## Prompt
Start with the line that contains "Convert this chart to matplotlib code." and end with the line that contains "OFF = 0.143"; retype those lines and the ones between them exactly, without any pictures.

(Rows from a dataset of charts and code)
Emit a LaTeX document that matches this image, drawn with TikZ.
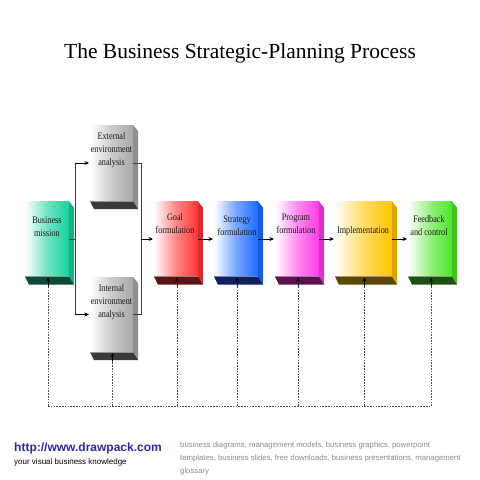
\documentclass[tikz,border=0pt]{standalone}
\usepackage{fontspec}
\setmainfont{Liberation Serif}
\newfontfamily\boxfont{Liberation Serif}[FakeStretch=0.82]
\newfontfamily\footfont{Liberation Sans}
\usetikzlibrary{calc,arrows.meta}
\definecolor{cBM}{HTML}{14D29C}
\definecolor{dBM}{HTML}{0D4A3A}
\definecolor{cGR}{HTML}{A8A8A8}
\definecolor{dGR}{HTML}{3A3A3A}
\definecolor{cGO}{HTML}{FF3535}
\definecolor{dGO}{HTML}{5B1515}
\definecolor{cST}{HTML}{1C6BFF}
\definecolor{dST}{HTML}{0F2060}
\definecolor{cPR}{HTML}{FF3CE6}
\definecolor{dPR}{HTML}{5C1050}
\definecolor{cIM}{HTML}{FFC400}
\definecolor{dIM}{HTML}{5A4800}
\definecolor{cFB}{HTML}{4EE52B}
\definecolor{dFB}{HTML}{1E5014}
\definecolor{urlblue}{HTML}{2B2B9B}
\definecolor{kwgray}{HTML}{8C8C8C}
\tikzset{
  face/.style={inner sep=0pt, outer sep=0pt, shading=axis},
  boxtext/.style={inner sep=0pt, align=center, text=black!90,
    font=\boxfont\fontsize{10}{13}\selectfont},
  conn/.style={draw=black!75, line width=0.8pt},
  arr/.style={draw=black, line width=0.8pt, -{Stealth[length=4.5pt,width=4pt]}, shorten >=1pt},
  dashline/.style={draw=black!70, line width=0.6pt, dash pattern=on 1.6pt off 1.2pt},
  uparr/.style={-{Stealth[length=4pt,width=3.5pt]}},
}
\newcommand\pbox[7]{%
  \node[face, minimum width=#4, minimum height=#5, left color=white, right color=#6, middle color=#6!60] (#1) at (#2,#3) {};
  \fill[#6!85!black] (#1.north east) -- ++(5,6) -- ($(#1.south east)+(5,8)$) -- (#1.south east) -- cycle;
  \fill[#7] (#1.south west) -- (#1.south east) -- ($(#1.south east)+(5,8)$) -- ($(#1.south west)+(4,8)$) -- cycle;
  \draw[#7!55!white, line width=0.7pt] (#1.south west) -- (#1.south east);
}
\begin{document}
\begin{tikzpicture}[x=1pt,y=-1pt]
\useasboundingbox (0,0) rectangle (480,480);
\fill[white] (0,0) rectangle (480,480);

\node[font=\fontsize{21.5}{25}\selectfont, inner sep=0pt] (title) at (240,53) {The Business Strategic-Planning Process};

\pbox{bm}{47}{239}{44}{75}{cBM}{dBM}
\pbox{ext}{111.5}{163}{43}{76}{cGR}{dGR}
\pbox{int}{111.5}{314.5}{43}{75}{cGR}{dGR}
\pbox{goal}{176}{239}{44}{75}{cGO}{dGO}
\pbox{strat}{236}{239}{44}{75}{cST}{dST}
\pbox{prog}{297}{239}{44}{75}{cPR}{dPR}
\pbox{impl}{363.5}{239}{57}{75}{cIM}{dIM}
\pbox{fb}{430}{239}{44}{75}{cFB}{dFB}

\node[boxtext] (bm-t) at (47,226.5) {Business\\mission};
\node[boxtext] (ext-t) at (111.5,150) {External\\environment\\analysis};
\node[boxtext] (int-t) at (111.5,302) {Internal\\environment\\analysis};
\node[boxtext] (goal-t) at (175,223.5) {Goal\\formulation};
\node[boxtext] (strat-t) at (237,225.5) {Strategy\\formulation};
\node[boxtext] (prog-t) at (296,223.5) {Program\\formulation};
\node[boxtext] (impl-t) at (363,231) {Implementation};
\node[boxtext] (fb-t) at (429,225.5) {Feedback\\and control};

% bracket from business mission to the two analyses
\coordinate (lj) at ($(bm.east)+(6,0)$);
\draw[conn] (bm.east) -- (lj);
\draw[conn] (lj |- ext.west) -- (lj |- int.west);
\draw[arr] (lj |- ext.west) -- (ext.west);
\draw[arr] (lj |- int.west) -- (int.west);
% bracket from the two analyses to goal formulation
\coordinate (rj) at ($(ext.east)+(8,0)$);
\draw[conn] (ext.east) -- (rj) -- (rj |- int.east) -- (int.east);
\draw[arr] (rj |- goal.west) -- (goal.west);
% main chain
\draw[arr] (goal.east) -- (strat.west);
\draw[arr] (strat.east) -- (prog.west);
\draw[arr] (prog.east) -- (impl.west);
\draw[arr] (impl.east) -- (fb.west);

% feedback dashed lines
\coordinate (floor) at (0,406);
\foreach \n in {bm,int,goal,strat,prog,impl,fb}{
  \coordinate (\n-b) at ($(\n.south)+(1,1)$);
  \draw[dashline] (\n-b |- floor) -- ($(\n-b)+(0,8)$);
  \draw[black, line width=0.7pt, uparr] ($(\n-b)+(0,8)$) -- (\n-b);
}
\draw[dashline] (bm-b |- floor) -- (fb-b |- floor);

% footer
\node[anchor=base west, inner sep=0pt, font=\footfont\bfseries\fontsize{12}{14}\selectfont, text=urlblue] (url) at (14,451) {http://www.drawpack.com};
\node[anchor=base west, inner sep=0pt, font=\footfont\fontsize{8}{10}\selectfont] (tag) at (14,464.5) {your visual business knowledge};
\node[anchor=north west, inner sep=0pt, align=left, text=kwgray, font=\footfont\fontsize{7.75}{13.3}\selectfont] (kw) at (180,441.5) {business diagrams, management models, business graphics, powerpoint\\templates, business slides, free downloads, business presentations, management\\glossary};
\end{tikzpicture}
\end{document}
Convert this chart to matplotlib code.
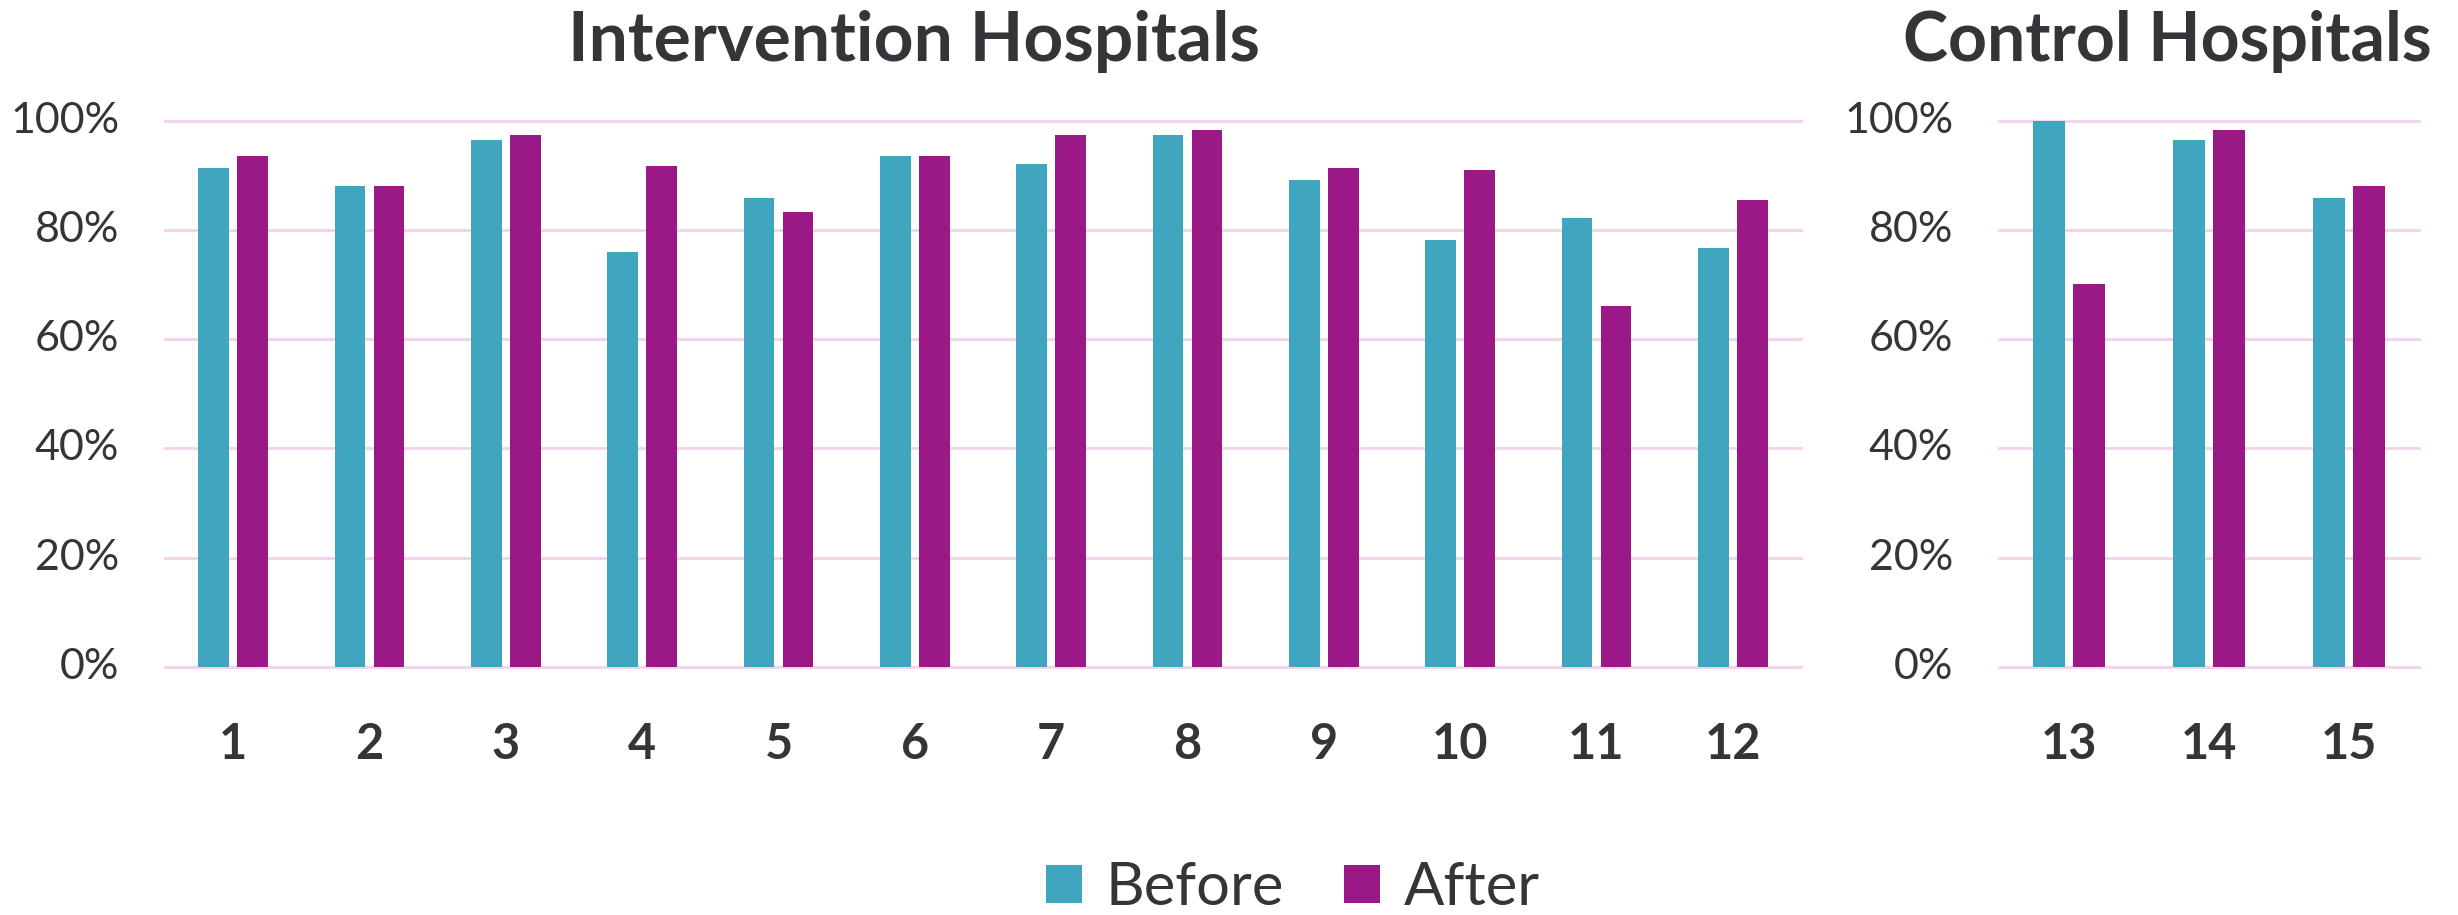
import matplotlib
matplotlib.use("Agg")
import matplotlib.pyplot as plt
from matplotlib.patches import Patch
import numpy as np

# ---- data ----
interv_labels = ["1", "2", "3", "4", "5", "6", "7", "8", "9", "10", "11", "12"]
interv_before = [0.914, 0.881, 0.965, 0.760, 0.859, 0.936, 0.921, 0.973, 0.892, 0.782, 0.822, 0.767]
interv_after = [0.936, 0.881, 0.973, 0.917, 0.833, 0.936, 0.973, 0.983, 0.914, 0.910, 0.661, 0.855]

ctrl_labels = ["13", "14", "15"]
ctrl_before = [0.999, 0.965, 0.859]
ctrl_after = [0.701, 0.983, 0.881]

y_ticks = [0, 0.2, 0.4, 0.6, 0.8, 1.0]
y_tick_labels = ["0%", "20%", "40%", "60%", "80%", "100%"]
series_names = ["Before", "After"]

# ---- style ----
C_BEFORE = "#40A6BF"
C_AFTER = "#9B1987"
C_GRID = "#F2D2EC"
C_TEXT = "#333538"
FONT = ["Lato", "DejaVu Sans"]
plt.rcParams["font.family"] = FONT

W, H = 2458, 915
fig = plt.figure(figsize=(W / 100, H / 100), dpi=100)

def px_axes(x0, x1, ytop, ybot):
    return fig.add_axes([x0 / W, 1 - ybot / H, (x1 - x0) / W, (ybot - ytop) / H])

ax1 = px_axes(165, 1801, 120.7, 666.7)
ax2 = px_axes(1999, 2419, 120.7, 666.7)

BW = 0.225
OFF = 0.143

def draw(ax, labels, before, after):
    x = np.arange(len(labels))
    ax.bar(x - OFF, before, width=BW, color=C_BEFORE, zorder=2)
    ax.bar(x + OFF, after, width=BW, color=C_AFTER, zorder=2)
    ax.set_xlim(-0.5, len(labels) - 0.5)
    ax.set_ylim(0, 1.0)
    for t in y_ticks:
        ax.axhline(t, color=C_GRID, lw=2, zorder=1, clip_on=False)
    for s in ax.spines.values():
        s.set_visible(False)
    ax.set_xticks(x)
    ax.set_xticklabels(labels, fontsize=35, fontweight="bold", color=C_TEXT)
    ax.set_yticks(y_ticks)
    ax.set_yticklabels(y_tick_labels, fontsize=31, color=C_TEXT, va="center")
    ax.tick_params(axis="x", length=0, pad=40)
    ax.tick_params(axis="y", length=0, pad=33)

draw(ax1, interv_labels, interv_before, interv_after)
draw(ax2, ctrl_labels, ctrl_before, ctrl_after)

fig.text(914 / W, 1 - 61 / H, "Intervention Hospitals", fontsize=50, fontweight="bold",
         color=C_TEXT, ha="center", va="baseline")
fig.text(2167 / W, 1 - 61 / H, "Control Hospitals", fontsize=49, fontweight="bold",
         color=C_TEXT, ha="center", va="baseline")

handles = [Patch(facecolor=C_BEFORE), Patch(facecolor=C_AFTER)]
fig.legend(handles, series_names, loc="center", bbox_to_anchor=(1293 / W, 1 - 888 / H),
           ncol=2, frameon=False, fontsize=43, handlelength=0.6, handleheight=0.6,
           handletextpad=0.4, columnspacing=1.0, labelcolor=C_TEXT, borderpad=0, borderaxespad=0)

fig.savefig("out.png", dpi=100)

## Expected answer
Convert this chart to matplotlib code.
import matplotlib
matplotlib.use("Agg")
import matplotlib.pyplot as plt
from matplotlib.patches import Patch
import numpy as np

# ---- data ----
interv_labels = ["1", "2", "3", "4", "5", "6", "7", "8", "9", "10", "11", "12"]
interv_before = [0.914, 0.881, 0.965, 0.760, 0.859, 0.936, 0.921, 0.973, 0.892, 0.782, 0.822, 0.767]
interv_after = [0.936, 0.881, 0.973, 0.917, 0.833, 0.936, 0.973, 0.983, 0.914, 0.910, 0.661, 0.855]

ctrl_labels = ["13", "14", "15"]
ctrl_before = [0.999, 0.965, 0.859]
ctrl_after = [0.701, 0.983, 0.881]

y_ticks = [0, 0.2, 0.4, 0.6, 0.8, 1.0]
y_tick_labels = ["0%", "20%", "40%", "60%", "80%", "100%"]
series_names = ["Before", "After"]

# ---- style ----
C_BEFORE = "#40A6BF"
C_AFTER = "#9B1987"
C_GRID = "#F2D2EC"
C_TEXT = "#333538"
FONT = ["Lato", "DejaVu Sans"]
plt.rcParams["font.family"] = FONT

W, H = 2458, 915
fig = plt.figure(figsize=(W / 100, H / 100), dpi=100)

def px_axes(x0, x1, ytop, ybot):
    return fig.add_axes([x0 / W, 1 - ybot / H, (x1 - x0) / W, (ybot - ytop) / H])

ax1 = px_axes(165, 1801, 120.7, 666.7)
ax2 = px_axes(1999, 2419, 120.7, 666.7)

BW = 0.225
OFF = 0.143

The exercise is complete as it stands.